Collected data:

━━━━━━━━

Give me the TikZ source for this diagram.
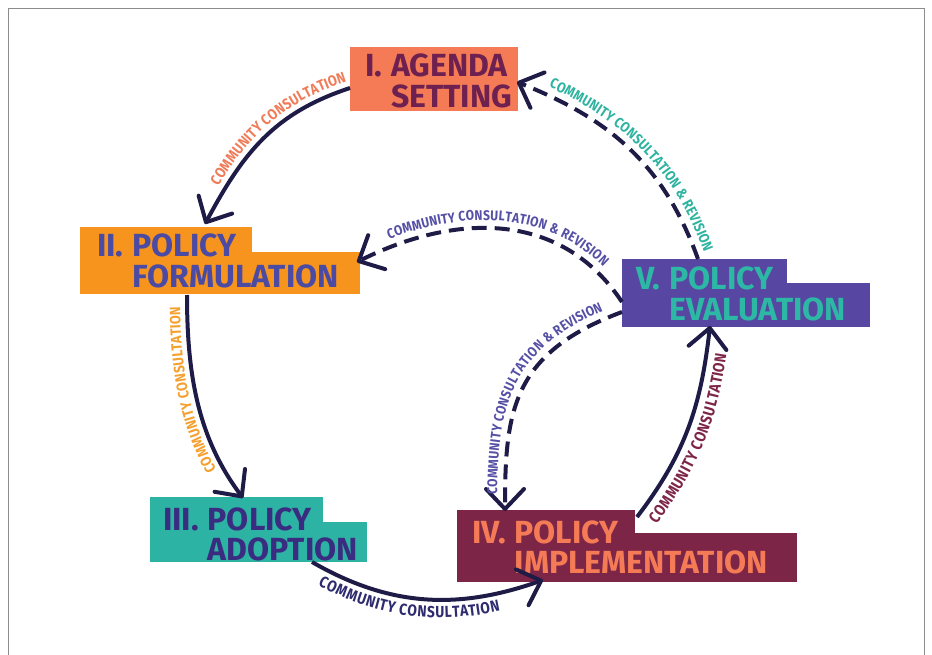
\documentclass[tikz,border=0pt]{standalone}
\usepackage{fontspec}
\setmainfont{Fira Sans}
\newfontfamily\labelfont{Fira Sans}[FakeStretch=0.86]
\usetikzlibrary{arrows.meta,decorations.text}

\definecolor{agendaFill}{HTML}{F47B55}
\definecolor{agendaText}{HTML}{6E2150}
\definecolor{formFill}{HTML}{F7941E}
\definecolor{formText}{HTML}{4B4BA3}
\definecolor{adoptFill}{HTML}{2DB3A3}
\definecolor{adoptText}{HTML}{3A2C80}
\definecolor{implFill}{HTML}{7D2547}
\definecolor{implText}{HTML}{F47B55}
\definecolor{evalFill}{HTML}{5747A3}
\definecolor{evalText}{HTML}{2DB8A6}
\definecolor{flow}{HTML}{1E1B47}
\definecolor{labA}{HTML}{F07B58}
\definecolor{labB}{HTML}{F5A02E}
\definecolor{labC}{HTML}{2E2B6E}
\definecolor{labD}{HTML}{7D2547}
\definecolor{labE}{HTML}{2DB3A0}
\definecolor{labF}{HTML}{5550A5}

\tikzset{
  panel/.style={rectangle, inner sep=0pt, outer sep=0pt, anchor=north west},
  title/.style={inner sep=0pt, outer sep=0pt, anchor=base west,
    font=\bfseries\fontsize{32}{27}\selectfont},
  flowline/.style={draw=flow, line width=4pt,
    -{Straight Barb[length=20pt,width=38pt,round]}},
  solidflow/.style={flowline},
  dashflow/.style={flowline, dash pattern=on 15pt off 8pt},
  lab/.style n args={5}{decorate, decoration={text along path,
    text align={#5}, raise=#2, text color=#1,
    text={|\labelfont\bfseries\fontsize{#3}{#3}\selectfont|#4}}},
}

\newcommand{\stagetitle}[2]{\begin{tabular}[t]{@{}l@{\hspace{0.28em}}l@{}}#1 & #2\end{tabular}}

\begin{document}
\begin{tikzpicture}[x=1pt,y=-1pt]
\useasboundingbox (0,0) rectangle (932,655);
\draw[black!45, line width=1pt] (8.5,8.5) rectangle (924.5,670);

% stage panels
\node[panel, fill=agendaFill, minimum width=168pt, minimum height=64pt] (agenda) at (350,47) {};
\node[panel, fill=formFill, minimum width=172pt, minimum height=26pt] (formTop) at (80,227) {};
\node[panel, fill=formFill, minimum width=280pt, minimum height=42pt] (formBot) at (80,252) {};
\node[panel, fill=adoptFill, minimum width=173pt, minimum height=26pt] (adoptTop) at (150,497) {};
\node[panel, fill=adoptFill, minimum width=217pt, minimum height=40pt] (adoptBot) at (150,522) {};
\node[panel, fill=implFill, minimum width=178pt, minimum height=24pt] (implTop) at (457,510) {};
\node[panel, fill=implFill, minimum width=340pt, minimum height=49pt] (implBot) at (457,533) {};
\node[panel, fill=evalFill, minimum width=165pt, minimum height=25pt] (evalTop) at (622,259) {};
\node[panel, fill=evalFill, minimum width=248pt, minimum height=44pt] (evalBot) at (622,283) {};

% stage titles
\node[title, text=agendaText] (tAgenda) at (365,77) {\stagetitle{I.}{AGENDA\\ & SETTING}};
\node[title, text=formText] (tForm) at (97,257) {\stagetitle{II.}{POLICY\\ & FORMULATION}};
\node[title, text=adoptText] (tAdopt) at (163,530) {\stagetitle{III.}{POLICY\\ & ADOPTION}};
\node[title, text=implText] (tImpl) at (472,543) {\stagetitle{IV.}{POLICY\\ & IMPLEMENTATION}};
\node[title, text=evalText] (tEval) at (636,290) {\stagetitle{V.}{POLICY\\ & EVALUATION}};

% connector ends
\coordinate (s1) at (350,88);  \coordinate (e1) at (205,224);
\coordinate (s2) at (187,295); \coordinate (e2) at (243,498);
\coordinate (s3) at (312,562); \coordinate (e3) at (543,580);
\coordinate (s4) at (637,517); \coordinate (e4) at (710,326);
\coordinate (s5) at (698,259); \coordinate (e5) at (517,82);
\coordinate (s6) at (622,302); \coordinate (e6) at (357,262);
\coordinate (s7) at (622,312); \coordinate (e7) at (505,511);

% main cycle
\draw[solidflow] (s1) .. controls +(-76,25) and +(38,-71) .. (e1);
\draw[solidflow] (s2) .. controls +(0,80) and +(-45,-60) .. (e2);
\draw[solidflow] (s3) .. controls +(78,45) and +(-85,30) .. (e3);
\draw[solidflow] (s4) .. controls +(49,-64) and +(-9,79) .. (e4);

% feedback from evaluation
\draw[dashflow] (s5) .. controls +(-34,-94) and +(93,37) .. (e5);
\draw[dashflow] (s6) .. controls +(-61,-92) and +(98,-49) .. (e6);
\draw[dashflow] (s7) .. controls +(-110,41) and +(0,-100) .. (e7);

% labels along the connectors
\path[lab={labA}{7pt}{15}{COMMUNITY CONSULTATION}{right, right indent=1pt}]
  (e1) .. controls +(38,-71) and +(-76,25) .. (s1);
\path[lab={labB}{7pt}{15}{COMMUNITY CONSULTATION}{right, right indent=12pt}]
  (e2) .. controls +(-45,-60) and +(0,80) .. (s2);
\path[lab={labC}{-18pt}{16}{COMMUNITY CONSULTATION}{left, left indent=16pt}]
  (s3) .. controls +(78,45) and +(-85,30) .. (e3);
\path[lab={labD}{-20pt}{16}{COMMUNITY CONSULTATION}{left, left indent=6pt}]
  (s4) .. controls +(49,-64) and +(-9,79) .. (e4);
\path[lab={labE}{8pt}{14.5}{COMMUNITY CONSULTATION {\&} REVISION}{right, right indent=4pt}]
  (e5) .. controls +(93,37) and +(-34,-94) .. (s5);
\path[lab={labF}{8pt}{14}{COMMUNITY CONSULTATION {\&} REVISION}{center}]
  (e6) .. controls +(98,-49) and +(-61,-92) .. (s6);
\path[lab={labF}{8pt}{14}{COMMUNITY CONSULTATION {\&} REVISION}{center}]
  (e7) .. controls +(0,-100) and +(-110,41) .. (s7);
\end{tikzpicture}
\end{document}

━━━━━━━━

To do: Restate the material word for word from its first line through the line containing "(8.5,8.5) rectangle (924.5,670);", both included; the pictures do not belong in it.

Task solution:
Give me the TikZ source for this diagram.
\documentclass[tikz,border=0pt]{standalone}
\usepackage{fontspec}
\setmainfont{Fira Sans}
\newfontfamily\labelfont{Fira Sans}[FakeStretch=0.86]
\usetikzlibrary{arrows.meta,decorations.text}

\definecolor{agendaFill}{HTML}{F47B55}
\definecolor{agendaText}{HTML}{6E2150}
\definecolor{formFill}{HTML}{F7941E}
\definecolor{formText}{HTML}{4B4BA3}
\definecolor{adoptFill}{HTML}{2DB3A3}
\definecolor{adoptText}{HTML}{3A2C80}
\definecolor{implFill}{HTML}{7D2547}
\definecolor{implText}{HTML}{F47B55}
\definecolor{evalFill}{HTML}{5747A3}
\definecolor{evalText}{HTML}{2DB8A6}
\definecolor{flow}{HTML}{1E1B47}
\definecolor{labA}{HTML}{F07B58}
\definecolor{labB}{HTML}{F5A02E}
\definecolor{labC}{HTML}{2E2B6E}
\definecolor{labD}{HTML}{7D2547}
\definecolor{labE}{HTML}{2DB3A0}
\definecolor{labF}{HTML}{5550A5}

\tikzset{
  panel/.style={rectangle, inner sep=0pt, outer sep=0pt, anchor=north west},
  title/.style={inner sep=0pt, outer sep=0pt, anchor=base west,
    font=\bfseries\fontsize{32}{27}\selectfont},
  flowline/.style={draw=flow, line width=4pt,
    -{Straight Barb[length=20pt,width=38pt,round]}},
  solidflow/.style={flowline},
  dashflow/.style={flowline, dash pattern=on 15pt off 8pt},
  lab/.style n args={5}{decorate, decoration={text along path,
    text align={#5}, raise=#2, text color=#1,
    text={|\labelfont\bfseries\fontsize{#3}{#3}\selectfont|#4}}},
}

\newcommand{\stagetitle}[2]{\begin{tabular}[t]{@{}l@{\hspace{0.28em}}l@{}}#1 & #2\end{tabular}}

\begin{document}
\begin{tikzpicture}[x=1pt,y=-1pt]
\useasboundingbox (0,0) rectangle (932,655);
\draw[black!45, line width=1pt] (8.5,8.5) rectangle (924.5,670);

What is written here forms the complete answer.